In his first reaction to his newfound competition, Yamina leader Naftali Bennett said Sa’ar was wrong to form a party because of his opposition to Netanyahu. He warned of what he said was an obsession in Israeli politics with the prime minister.
“The political system and the media have become crazily obsessed with being pro-Bibi or anti-Bibi,” Bennett told the Knesset plenum. “It has become as if the face of Israel is just ‘yes Bibi’ or ‘no Bibi.’ They ask this question all the time, and I say I didn’t enter politics for ‘only Bibi’ or ‘only not Bibi.’ Parties should not be established just to be ‘only Bibi’ or ‘only not Bibi.’”
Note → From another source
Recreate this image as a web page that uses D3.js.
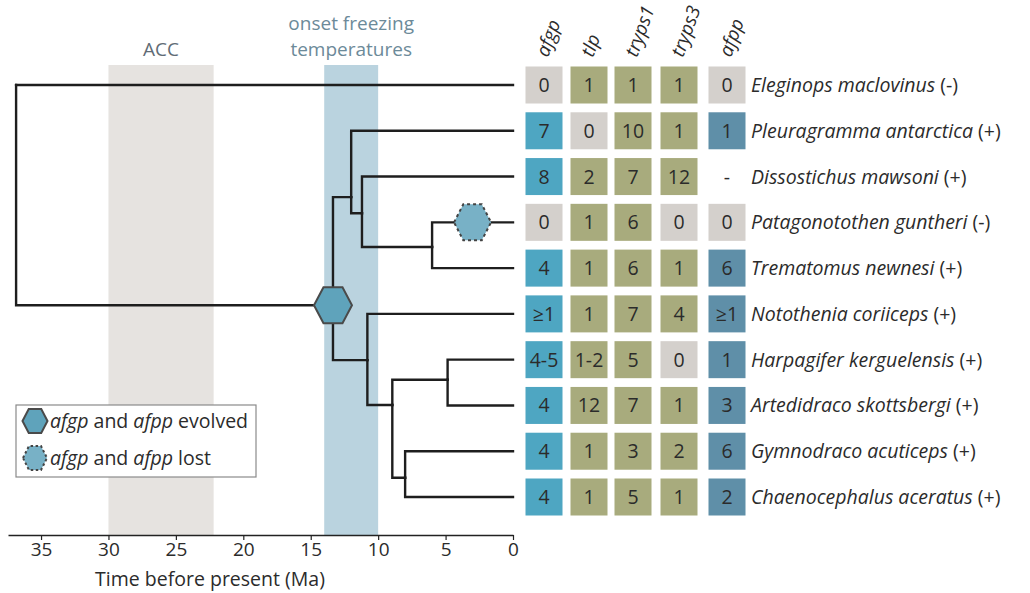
<!DOCTYPE html>
<html>
<head>
<meta charset="utf-8">
<script src="https://cdn.jsdelivr.net/npm/d3@7"></script>
<style>
  body { margin: 0; background: #fff; }
  svg { font-family: "Open Sans", "Noto Sans", sans-serif; }
</style>
</head>
<body>
<div id="chart"></div>
<script>
// DATA ---------------------------------------------------------------
const species = ["Eleginops maclovinus", "Pleuragramma antarctica", "Dissostichus mawsoni",
  "Patagonotothen guntheri", "Trematomus newnesi", "Notothenia  coriiceps",
  "Harpagifer kerguelensis", "Artedidraco skottsbergi", "Gymnodraco acuticeps",
  "Chaenocephalus aceratus"];
const status = ["(-)", "(+)", "(+)", "(-)", "(+)", "(+)", "(+)", "(+)", "(+)", "(+)"];
const genes = ["afgp", "tlp", "tryps1", "tryps3", "afpp"];
const afgp   = ["0", "7", "8", "0", "4", "≥1", "4-5", "4", "4", "4"];
const tlp    = ["1", "0", "2", "1", "1", "1", "1-2", "12", "1", "1"];
const tryps1 = ["1", "10", "7", "6", "6", "7", "5", "7", "3", "5"];
const tryps3 = ["1", "1", "12", "0", "1", "4", "0", "1", "2", "1"];
const afpp   = ["0", "1", "-", "0", "6", "≥1", "1", "3", "6", "2"];
const counts = [afgp, tlp, tryps1, tryps3, afpp];

// tree: ages in Ma, rows (leaf index, or position between rows for internal nodes)
const nodeIds   = ["A", "B", "C", "D", "E", "H", "I", "J", "K"];
const nodeAges  = [36.85, 13.35, 12.0, 11.2, 6.0, 10.8, 8.95, 4.85, 8.0];
const nodeRows  = [0, 4.81, 2.45, 2.8, 3.54, 6.01, 6.99, 6.44, 8.58];
const leafParents = ["A", "C", "D", "E", "E", "H", "J", "J", "K", "K"];
const nodeParents = [null, "A", "B", "C", "D", "B", "H", "I", "I"];

const periods = [{label: ["ACC"], from: 30, to: 22.2},
                 {label: ["onset freezing", "temperatures"], from: 14, to: 10}];
const evolvedAt = "B";
const lostOn = {leaf: 3, age: 3.0};
const xTicks = [35, 30, 25, 20, 15, 10, 5, 0];

// CHART --------------------------------------------------------------
const width = 1030, height = 593;
const svg = d3.select('#chart').append('svg')
  .attr('width', width).attr('height', height);

const xScale = d3.scaleLinear().domain([37.45, 0]).range([8, 513]);
const yScale = d3.scaleLinear().domain([0, 9]).range([85, 497]);
const axisY = 535, bandTop = 65;
const ink = '#2b2b2b';

// bands
const bandFill = ["#e6e3e0", "#bad3df"];
const bandText = ["#5f6c76", "#6c8a99"];
periods.forEach((p, i) => {
  svg.append('rect')
    .attr('x', xScale(p.from)).attr('y', bandTop)
    .attr('width', xScale(p.to) - xScale(p.from))
    .attr('height', axisY - bandTop)
    .attr('fill', bandFill[i]);
  const cx = (xScale(p.from) + xScale(p.to)) / 2;
  p.label.forEach((t, j) => {
    svg.append('text')
      .attr('x', cx).attr('y', 56 - (p.label.length - 1 - j) * 26)
      .attr('text-anchor', 'middle')
      .attr('font-size', 19).attr('fill', bandText[i])
      .text(t);
  });
});

// axis
const xAxis = d3.axisBottom(xScale).tickValues(xTicks).tickSize(5).tickSizeOuter(0).tickPadding(3);
const gx = svg.append('g')
  .attr('transform', 'translate(0,' + axisY + ')')
  .call(xAxis);
gx.select('.domain').attr('stroke', '#222').attr('stroke-width', 1.5);
gx.selectAll('.tick line').attr('stroke', '#222').attr('stroke-width', 1.2);
gx.selectAll('.tick text').attr('font-size', 19).attr('fill', ink)
  .attr('font-family', '"Open Sans", sans-serif');
svg.append('text')
  .attr('x', 210).attr('y', 586)
  .attr('text-anchor', 'middle').attr('font-size', 19.5).attr('fill', ink)
  .text('Time before present (Ma)');

// tree
const nodes = {};
nodeIds.forEach((id, i) => nodes[id] = {age: nodeAges[i], row: nodeRows[i]});
const links = [];
nodeIds.forEach((id, i) => {
  if (nodeParents[i]) links.push({p: nodes[nodeParents[i]], c: nodes[id]});
});
species.forEach((s, i) => links.push({p: nodes[leafParents[i]], c: {age: 0, row: i}}));

svg.append('g').selectAll('path')
  .data(links)
  .join('path')
  .attr('d', d => 'M' + xScale(d.p.age) + ',' + yScale(d.p.row) +
                  'V' + yScale(d.c.row) + 'H' + xScale(d.c.age))
  .attr('fill', 'none')
  .attr('stroke', '#1e1e1e')
  .attr('stroke-width', 2.4)
  .attr('stroke-linecap', 'square');

function hexPath(cx, cy, rx, ry) {
  const pts = [[-rx, 0], [-rx / 2, -ry], [rx / 2, -ry], [rx, 0], [rx / 2, ry], [-rx / 2, ry]];
  return 'M' + pts.map(p => (cx + p[0]) + ',' + (cy + p[1])).join('L') + 'Z';
}

svg.append('path')
  .attr('d', hexPath(xScale(nodes[evolvedAt].age), yScale(nodes[evolvedAt].row), 19, 18))
  .attr('fill', '#5fa3bb').attr('stroke', '#4a4a4a').attr('stroke-width', 2);
svg.append('path')
  .attr('d', hexPath(xScale(lostOn.age), yScale(lostOn.leaf), 18.5, 18))
  .attr('fill', '#78b1c6').attr('stroke', '#444').attr('stroke-width', 2)
  .attr('stroke-dasharray', '3,3');

// legend
const legend = svg.append('g');
legend.append('rect')
  .attr('x', 16).attr('y', 405).attr('width', 240).attr('height', 72)
  .attr('fill', '#fff').attr('stroke', '#8a8a8a').attr('stroke-width', 1.2);
legend.append('path').attr('d', hexPath(35, 421, 12.5, 12))
  .attr('fill', '#5fa3bb').attr('stroke', '#4a4a4a').attr('stroke-width', 2);
legend.append('path').attr('d', hexPath(35, 458, 12, 12))
  .attr('fill', '#78b1c6').attr('stroke', '#444').attr('stroke-width', 2)
  .attr('stroke-dasharray', '2.5,2.5');
[["afgp", " and ", "afpp", " evolved"], ["afgp", " and ", "afpp", " lost"]].forEach((parts, i) => {
  const t = legend.append('text').attr('x', 50).attr('y', 428 + i * 37)
    .attr('font-size', 19.5).attr('fill', ink);
  parts.forEach((s, j) => t.append('tspan').attr('font-style', j % 2 === 0 ? 'italic' : 'normal').text(s));
});

// gene count cells
const colX = [544, 589, 633, 679, 727];
const cellSize = 37;
const posColor = ["#4ea6c2", "#a8ab7d", "#a8ab7d", "#a8ab7d", "#5f8fa8"];
const zeroColor = "#d4d0cc";

genes.forEach((g, c) => {
  svg.append('text')
    .attr('transform', 'translate(' + (colX[c] + 4) + ',58) rotate(-70)')
    .attr('font-size', 19).attr('font-style', 'italic').attr('fill', ink)
    .text(g);
  const col = svg.append('g');
  counts[c].forEach((v, r) => {
    if (v !== "-") {
      col.append('rect')
        .attr('x', colX[c] - cellSize / 2).attr('y', yScale(r) - cellSize / 2)
        .attr('width', cellSize).attr('height', cellSize)
        .attr('fill', v === "0" ? zeroColor : posColor[c]);
    }
    col.append('text')
      .attr('x', colX[c]).attr('y', yScale(r))
      .attr('dy', '0.36em').attr('text-anchor', 'middle')
      .attr('font-size', 19.5).attr('fill', ink)
      .text(v);
  });
});

// species labels
species.forEach((s, i) => {
  const t = svg.append('text')
    .attr('x', 751).attr('y', yScale(i)).attr('dy', '0.36em')
    .attr('font-size', 19.5).attr('fill', ink);
  t.append('tspan').attr('font-style', 'italic').text(s);
  t.append('tspan').text(' ' + status[i]);
});
</script>
</body>
</html>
The first polls since Sa’ar made his announcement found that his new party would win 15 to 18 seats if elections were held now.
The polls found that if former IDF chief of staff Gadi Eisenkot and Likud MK Yifat Shasha-Biton joined Sa’ar’s as-yet-unnamed party, it would win 21 to 22 seats and come close to beating Netanyahu’s Likud.
A Midgam poll on Channel 12 found that if Sa’ar and Bennett ran together, their list would win 32 seats, compared to only 26 for the Likud. The poll of 502 respondents had a margin of error of 4.4%.
Another poll – taken by Panels Research for 103FM, which is part of The Jerusalem Post Group – found that Sa’ar’s party would be Israel’s third-largest, after the Likud and Yamina.
Sa’ar’s list would take support away from every non-Arab and non-haredi (ultra-Orthodox) party.
The Likud would drop to 25 mandates, Yamina would win 19, Sa’ar’s party 17, Yesh Atid 14, the Joint List 11, Shas nine, Yisrael Beytenu and United Torah Judaism (UTJ) seven each, Blue and White six and Meretz five.
The bloc of parties that opposes Netanyahu remaining as prime minister that could potentially form a government without him would include Yamina, Sa’ar’s party, Yesh Atid, Yisrael Beytenu and Blue and White, which would win 63 seats, according to the poll.
The bloc led by Netanyahu, which includes the Likud, Shas and UTJ would win only 41 mandates.
Idan Zonshine contributed to this report.